Cassidy no longer has a monopoly on lobbying for earmarks. Van Scoyoc Associates is also known for its appropriations lobbying. The PMA Group emphasizes getting earmarks for defense contractors. Cornerstone Government Affairs has hired many former appropriations committee staffers.

Former appropriations aides are particularly prized for their inside knowledge of the earmarking process. A clubby bipartisan fraternity, they even have an alumni club: the Googol Society (named for the word that means 10 to the hundredth power). They meet twice a year for drinks with current committee staffers.

Appropriations lobbyists do not just wait for clients to come knocking.

For example, someone from Cassidy's firm a few years ago contacted officials in Boulder City, Nev., to offer help securing federal funds for a new water line after reading about the project in a local paper, Mayor Bob Ferraro said. The city hired the firm for $5,000 a month and, with its help, won millions of dollars for the project.

"They did help us, immensely," Ferraro said.

Cassidy is still considered the go-to guy for college earmarks. "Almost everybody in higher education knows Cassidy," said client Francis M. Lazarus, president of the University of Dallas.

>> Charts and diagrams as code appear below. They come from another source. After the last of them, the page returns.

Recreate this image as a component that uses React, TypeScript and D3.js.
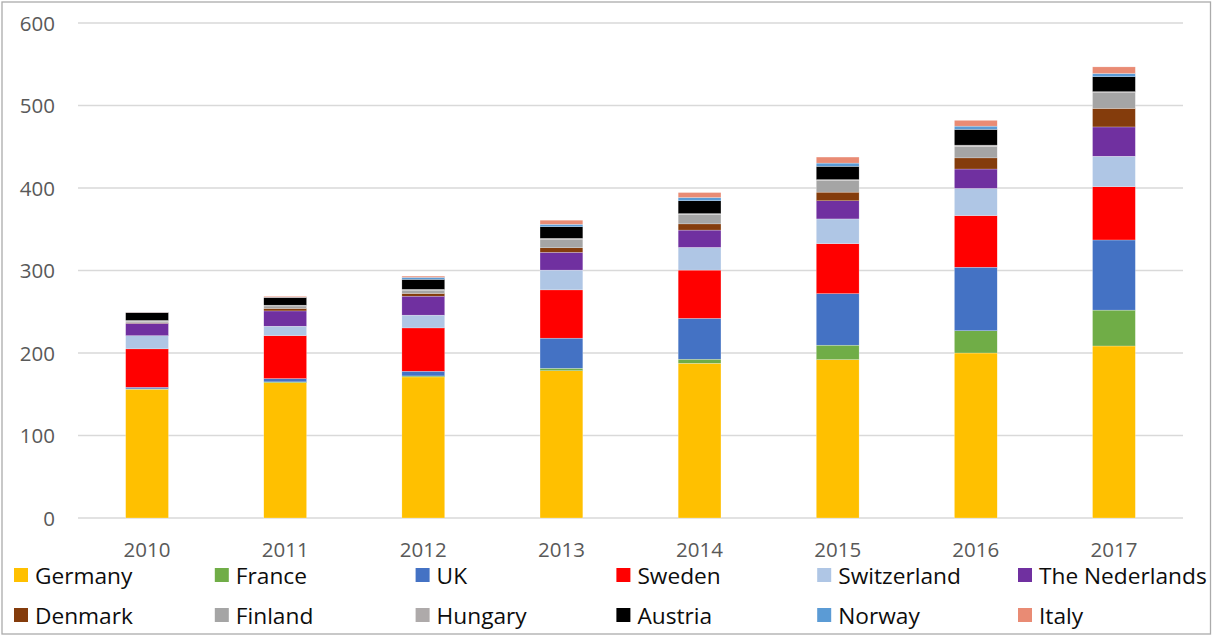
import React from "react";
import * as d3 from "d3";

const years = ["2010", "2011", "2012", "2013", "2014", "2015", "2016", "2017"];
const countries = [
  "Germany", "France", "UK", "Sweden", "Switzerland", "The Nederlands",
  "Denmark", "Finland", "Hungary", "Austria", "Norway", "Italy",
];
const colors = [
  "#FFC000", "#70AD47", "#4472C4", "#FF0000", "#AFC6E5", "#7030A0",
  "#843C0C", "#A5A5A5", "#AEAAAA", "#000000", "#5B9BD5", "#E98B74",
];

const germany = [156, 164, 171, 178.5, 187.5, 192, 200, 208.5];
const france = [0.5, 1, 1.2, 3, 5, 17.5, 27, 43.5];
const uk = [2, 4, 5.7, 36.5, 49.5, 62.5, 77, 85];
const sweden = [46.5, 52, 52.5, 58.5, 58.5, 60.5, 62.5, 64.5];
const switzerland = [16, 11.5, 15.5, 24, 27.5, 30, 33, 37];
const netherlands = [15, 18.5, 23, 21.5, 21, 22, 23.5, 35.5];
const denmark = [0.5, 3, 3.3, 5.5, 7.5, 10.5, 13.5, 22.5];
const finland = [2, 3, 4, 10.5, 11.5, 14, 14, 19];
const hungary = [1, 1, 1, 1, 1, 1.2, 1.5, 1.3];
const austria = [9.5, 9.3, 12, 14, 15.5, 16, 19, 18];
const norway = [0.3, 0.3, 2.5, 3, 4, 4, 4, 4];
const italy = [0.3, 1, 1.5, 5, 6, 7.3, 7, 8];

const yTicks = [0, 100, 200, 300, 400, 500, 600];

const seriesValues = [
  germany, france, uk, sweden, switzerland, netherlands,
  denmark, finland, hungary, austria, norway, italy,
];

const W = 1212;
const H = 635;
const M = { left: 78, right: 1183, top: 23, bottom: 518 };
const FONT = "'Open Sans', 'Noto Sans', sans-serif";

export default function App() {
  const table = years.map((y, i) => {
    const row: Record<string, number | string> = { year: y };
    countries.forEach((c, k) => (row[c] = seriesValues[k][i]));
    return row;
  });
  const stacked = d3.stack<any>().keys(countries)(table as any);

  const x = d3.scaleBand().domain(years).range([M.left, M.right]).paddingInner(0.69).paddingOuter(0.345);
  const y = d3.scaleLinear().domain([0, 600]).range([M.bottom, M.top]);

  const legendX0 = 14;
  const legendDX = 200.8;
  const legendRows = [575, 615];

  return (
    <svg
      width={W}
      height={H}
      style={{ position: "absolute", left: 0, top: 0, background: "#fff" }}
      fontFamily={FONT}
    >
      <rect x={0} y={0} width={W} height={H} fill="#fff" />
      <rect x={2} y={2} width={1208.5} height={632} fill="none" stroke="#ABABAB" strokeWidth={1.3} />
      {yTicks.map((t) => (
        <g key={t}>
          <line x1={M.left} x2={M.right} y1={y(t)} y2={y(t)} stroke="#D9D9D9" strokeWidth={1.5} />
          <text x={55} y={y(t) + 7.5} textAnchor="end" fontSize={20.5} fill="#595959">
            {t}
          </text>
        </g>
      ))}
      {stacked.map((s, k) => (
        <g key={s.key} fill={colors[k]}>
          {s.map((d, i) => (
            <rect
              key={i}
              x={x(years[i])}
              width={x.bandwidth()}
              y={y(d[1])}
              height={Math.max(0, y(d[0]) - y(d[1]))}
              stroke="#ffffff"
              strokeWidth={0.4}
              strokeOpacity={0.6}
            />
          ))}
        </g>
      ))}
      {years.map((yr) => (
        <text
          key={yr}
          x={(x(yr) as number) + x.bandwidth() / 2}
          y={556.5}
          textAnchor="middle"
          fontSize={20.5}
          fill="#595959"
        >
          {yr}
        </text>
      ))}
      {countries.map((c, k) => {
        const col = k % 6;
        const row = Math.floor(k / 6);
        const lx = legendX0 + col * legendDX;
        const cy = legendRows[row];
        return (
          <g key={c}>
            <rect x={lx} y={cy - 7} width={14} height={14} fill={colors[k]} />
            <text x={lx + 21} y={cy + 9} fontSize={22.7} fill="#0D0D0D">
              {c}
            </text>
          </g>
        );
      })}
    </svg>
  );
}
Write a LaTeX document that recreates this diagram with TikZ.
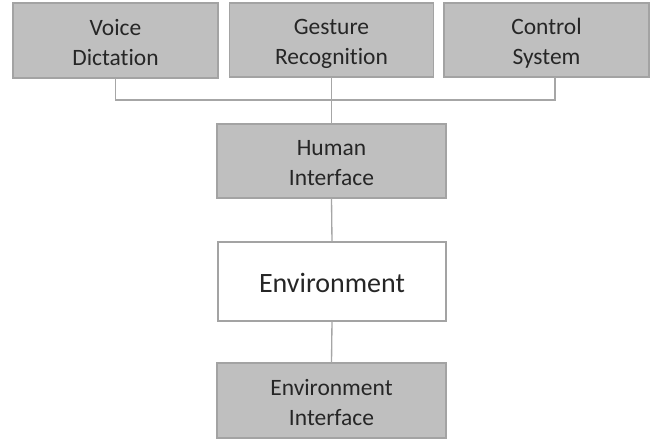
\documentclass[tikz,border=0pt]{standalone}
\usepackage{fontspec}
\setmainfont{Carlito}[Ligatures={TeX,NoCommon}]
\usetikzlibrary{calc}
\definecolor{boxfill}{HTML}{BFBFBF}
\definecolor{boxline}{HTML}{A3A3A3}
\definecolor{conn}{HTML}{A6A6A6}
\newcommand{\mystrut}{\rule[-0.18\baselineskip]{0pt}{\baselineskip}}
\newcommand{\twol}[2]{\mystrut #1\\\mystrut #2}
\begin{document}
\begin{tikzpicture}[x=0.75pt,y=-0.75pt,
  blk/.style={draw=boxline,line width=1.1pt,fill=boxfill,inner sep=0pt,outer sep=0pt,
     align=center,text=black!85,font=\fontsize{17.6}{22.5}\selectfont},
  wblk/.style={blk,fill=white,font=\fontsize{21}{25}\selectfont},
  link/.style={draw=conn,line width=1pt}]
\useasboundingbox (0,0) rectangle (657,440);
\node[blk,minimum width=205*0.75pt,minimum height=75*0.75pt] (voice) at (115.5,40.5) {\twol{Voice}{Dictation}};
\node[blk,minimum width=204*0.75pt,minimum height=74*0.75pt] (gest) at (331.5,40) {\twol{Gesture}{Recognition}};
\node[blk,minimum width=205*0.75pt,minimum height=74*0.75pt] (ctrl) at (546.5,40) {\twol{Control}{System}};
\node[blk,minimum width=229*0.75pt,minimum height=74*0.75pt] (human) at (331.5,161) {\twol{Human}{Interface}};
\node[wblk,minimum width=228*0.75pt,minimum height=79*0.75pt] (env) at (332,281.5) {\mystrut Environment};
\node[blk,minimum width=229*0.75pt,minimum height=75*0.75pt] (envi) at (331.5,400.5) {\twol{Environment}{Interface}};
\coordinate (bus) at (331.5,100);
\coordinate (cx) at (555,0);
\draw[link] (voice.south) -- (voice.south |- bus) -- (cx |- bus) -- (cx |- ctrl.south);
\draw[link] (gest.south) -- (human.north);
\draw[link] (human.south) -- (env.north);
\draw[link] (env.south) -- (envi.north);
\end{tikzpicture}
\end{document}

Many academic leaders still oppose earmarking, preferring instead to band together to persuade Congress to boost overall spending on higher education and research. This not only helps the schools broadly, the thinking goes, but allows government officials to fund research projects according to the peer review process, which ranks projects on their merits.

But the intensifying competition for limited federal funds is making it hard for purists to stand firm.

The University of California has a policy of not seeking earmarked funds for education and research. But the institution is finding it ever harder to win funding when so much is diverted to earmarked projects, said A. Scott Sudduth, UC's assistant vice president of federal governmental relations.

"It's a policy that began to crumble under its own weight," Sudduth said.